■ **AIM OF THE EXERCISE**: Copy each line with the word "this" in it.

## START RECORDS SUPPLIED

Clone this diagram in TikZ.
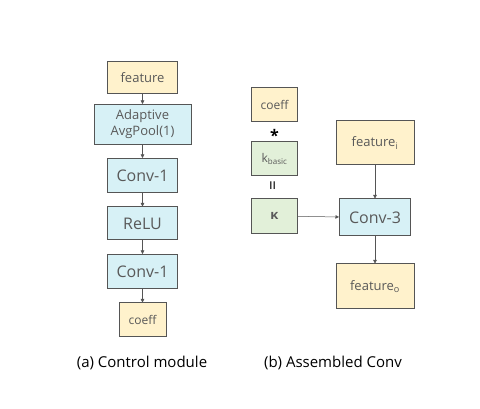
\documentclass[tikz,border=0pt]{standalone}
\usepackage{fontspec}
\setmainfont{Open Sans}
\usetikzlibrary{arrows.meta}
\definecolor{boxline}{HTML}{555555}
\definecolor{txtgray}{HTML}{595959}
\definecolor{featfill}{HTML}{FFF2CC}
\definecolor{opfill}{HTML}{D7F1F6}
\definecolor{kfill}{HTML}{E2F0D9}
\tikzset{
  blk/.style={draw=boxline,line width=1pt,text=txtgray,align=center,inner sep=0pt},
  featbox/.style={blk,fill=featfill},
  opbox/.style={blk,fill=opfill},
  kbox/.style={blk,fill=kfill},
  flow/.style={draw=boxline,line width=0.5pt,-{Triangle[length=3.5pt,width=3.5pt]}}
}
\begin{document}
\begin{tikzpicture}[x=1pt,y=-1pt]
\useasboundingbox (0,0) rectangle (480,409);
% (a) control module
\node[featbox,minimum width=70pt,minimum height=32pt,font=\fontsize{13}{15}\selectfont] (feat) at (142.5,78){feature};
\node[opbox,minimum width=97pt,minimum height=40pt,font=\fontsize{13}{16}\selectfont] (pool) at (142.5,124.5){Adaptive\\AvgPool(1)};
\node[opbox,minimum width=70pt,minimum height=34pt,font=\fontsize{16}{18}\selectfont] (conva) at (142.5,175.5){Conv-1};
\node[opbox,minimum width=70pt,minimum height=33pt,font=\fontsize{16}{18}\selectfont] (relu) at (142.5,223.5){ReLU};
\node[opbox,minimum width=70pt,minimum height=34pt,font=\fontsize{16}{18}\selectfont] (convb) at (142.5,271.5){Conv-1};
\node[featbox,minimum width=47pt,minimum height=33pt,font=\fontsize{12}{14}\selectfont] (coeffa) at (142.5,319.5){coeff};
\draw[flow] (feat) -- (pool);
\draw[flow] (pool) -- (conva);
\draw[flow] (conva) -- (relu);
\draw[flow] (relu) -- (convb);
\draw[flow] (convb) -- (coeffa);
% (b) assembled conv
\node[featbox,minimum width=46pt,minimum height=34pt,font=\fontsize{12}{14}\selectfont] (coeffb) at (274.5,104.5){coeff};
\node[font=\bfseries\fontsize{16}{16}\selectfont] (star) at (274.5,135){*};
\node[kbox,minimum width=46pt,minimum height=34pt,font=\fontsize{12}{14}\selectfont] (kbasic) at (274.5,159){k\textsubscript{basic}};
\node[rotate=90,font=\fontsize{17}{17}\selectfont] (eq) at (274.5,186){=};
\node[kbox,minimum width=46pt,minimum height=35pt,font=\bfseries\fontsize{13}{15}\selectfont] (kappa) at (274.5,216){κ};
\node[featbox,minimum width=78pt,minimum height=44pt,font=\fontsize{13}{15}\selectfont] (featin) at (375,143){feature\textsubscript{i}};
\node[opbox,minimum width=71pt,minimum height=37pt,font=\fontsize{16}{18}\selectfont] (conv3) at (375,217.5){Conv-3};
\node[featbox,minimum width=78pt,minimum height=45pt,font=\fontsize{13}{15}\selectfont] (featout) at (375,286.5){feature\textsubscript{o}};
\draw[flow] (kappa) -- (conv3);
\draw[flow] (featin) -- (conv3);
\draw[flow] (conv3) -- (featout);
% captions
\node[font=\fontsize{15}{17}\selectfont] (capa) at (142,363){(a) Control module};
\node[font=\fontsize{15}{17}\selectfont] (capb) at (333,363){(b) Assembled Conv};
\end{tikzpicture}
\end{document}
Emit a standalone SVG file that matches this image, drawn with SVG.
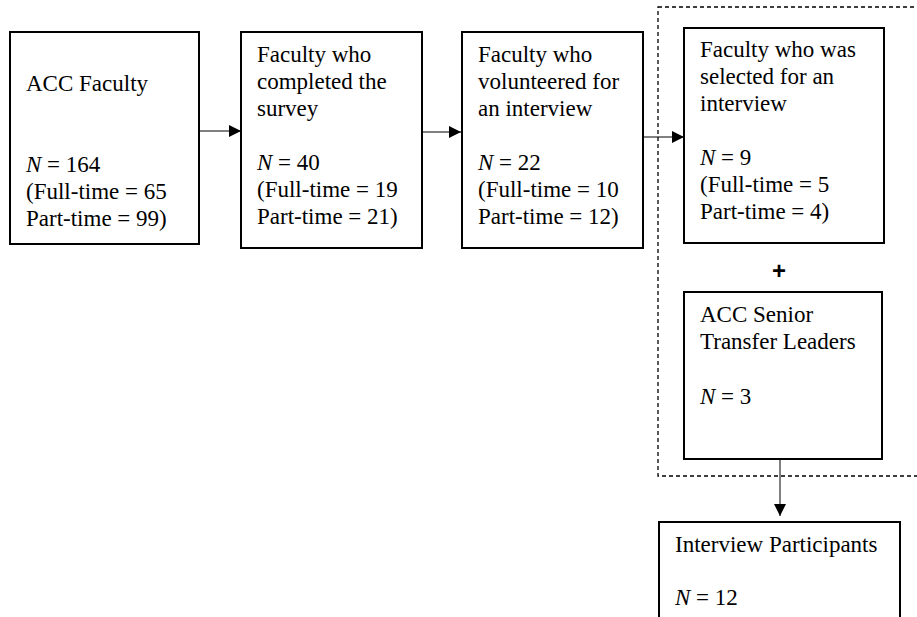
<svg xmlns="http://www.w3.org/2000/svg" width="917" height="617" viewBox="0 0 917 617">
<style>
.box{fill:#fff;stroke:#000;stroke-width:2}
.t{font-family:"Liberation Serif","Times New Roman",serif;font-size:23px;fill:#000}
.i{font-style:italic}
.c{stroke:#000;stroke-width:1;fill:none}
</style>
<defs>
<marker id="ah" viewBox="0 0 10 10" refX="10" refY="5" markerWidth="12" markerHeight="12" markerUnits="userSpaceOnUse" orient="auto">
<path d="M0,0 L10,5 L0,10 Z" fill="#000"/>
</marker>
</defs>
<rect width="917" height="617" fill="#fff"/>
<g id="group">
<rect x="658" y="7" width="270" height="469" fill="none" stroke="#000" stroke-width="1.3" stroke-dasharray="4,3"/>
</g>
<g id="connectors">
<line class="c" x1="199" y1="131" x2="241" y2="131" marker-end="url(#ah)"/>
<line class="c" x1="422" y1="132" x2="461" y2="132" marker-end="url(#ah)"/>
<line class="c" x1="643" y1="137" x2="684" y2="137" marker-end="url(#ah)"/>
<line class="c" x1="780" y1="459" x2="780" y2="516" marker-end="url(#ah)"/>
</g>
<g id="n1">
<rect class="box" x="10" y="32" width="189" height="212"/>
<text class="t" x="26" y="91">ACC Faculty</text>
<text class="t" x="26" y="172"><tspan class="i">N</tspan> = 164</text>
<text class="t" x="26" y="199">(Full-time = 65</text>
<text class="t" x="26" y="226">Part-time = 99)</text>
</g>
<g id="n2">
<rect class="box" x="241" y="32" width="181" height="216"/>
<text class="t" x="257" y="62">Faculty who</text>
<text class="t" x="257" y="89">completed the</text>
<text class="t" x="257" y="116">survey</text>
<text class="t" x="257" y="170"><tspan class="i">N</tspan> = 40</text>
<text class="t" x="257" y="197">(Full-time = 19</text>
<text class="t" x="257" y="224">Part-time = 21)</text>
</g>
<g id="n3">
<rect class="box" x="462" y="32" width="181" height="216"/>
<text class="t" x="478" y="62">Faculty who</text>
<text class="t" x="478" y="89">volunteered for</text>
<text class="t" x="478" y="116">an interview</text>
<text class="t" x="478" y="170"><tspan class="i">N</tspan> = 22</text>
<text class="t" x="478" y="197">(Full-time = 10</text>
<text class="t" x="478" y="224">Part-time = 12)</text>
</g>
<g id="n4">
<rect class="box" x="684" y="28" width="200" height="215"/>
<text class="t" x="700" y="57">Faculty who was</text>
<text class="t" x="700" y="84">selected for an</text>
<text class="t" x="700" y="111">interview</text>
<text class="t" x="700" y="165"><tspan class="i">N</tspan> = 9</text>
<text class="t" x="700" y="192">(Full-time = 5</text>
<text class="t" x="700" y="219">Part-time = 4)</text>
</g>
<g id="plus">
<text x="779" y="279" text-anchor="middle" font-family="Liberation Sans, Arial, sans-serif" font-size="24" font-weight="bold">+</text>
</g>
<g id="n5">
<rect class="box" x="684" y="292" width="198" height="167"/>
<text class="t" x="700" y="322">ACC Senior</text>
<text class="t" x="700" y="349">Transfer Leaders</text>
<text class="t" x="700" y="404"><tspan class="i">N</tspan> = 3</text>
</g>
<g id="n6">
<rect class="box" x="659" y="522" width="241" height="110"/>
<text class="t" x="675" y="552">Interview Participants</text>
<text class="t" x="675" y="605"><tspan class="i">N</tspan> = 12</text>
</g>
</svg>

## END RECORDS SUPPLIED

■ **EXPECTED ANSWER**:
Clone this diagram in TikZ.
Emit a standalone SVG file that matches this image, drawn with SVG.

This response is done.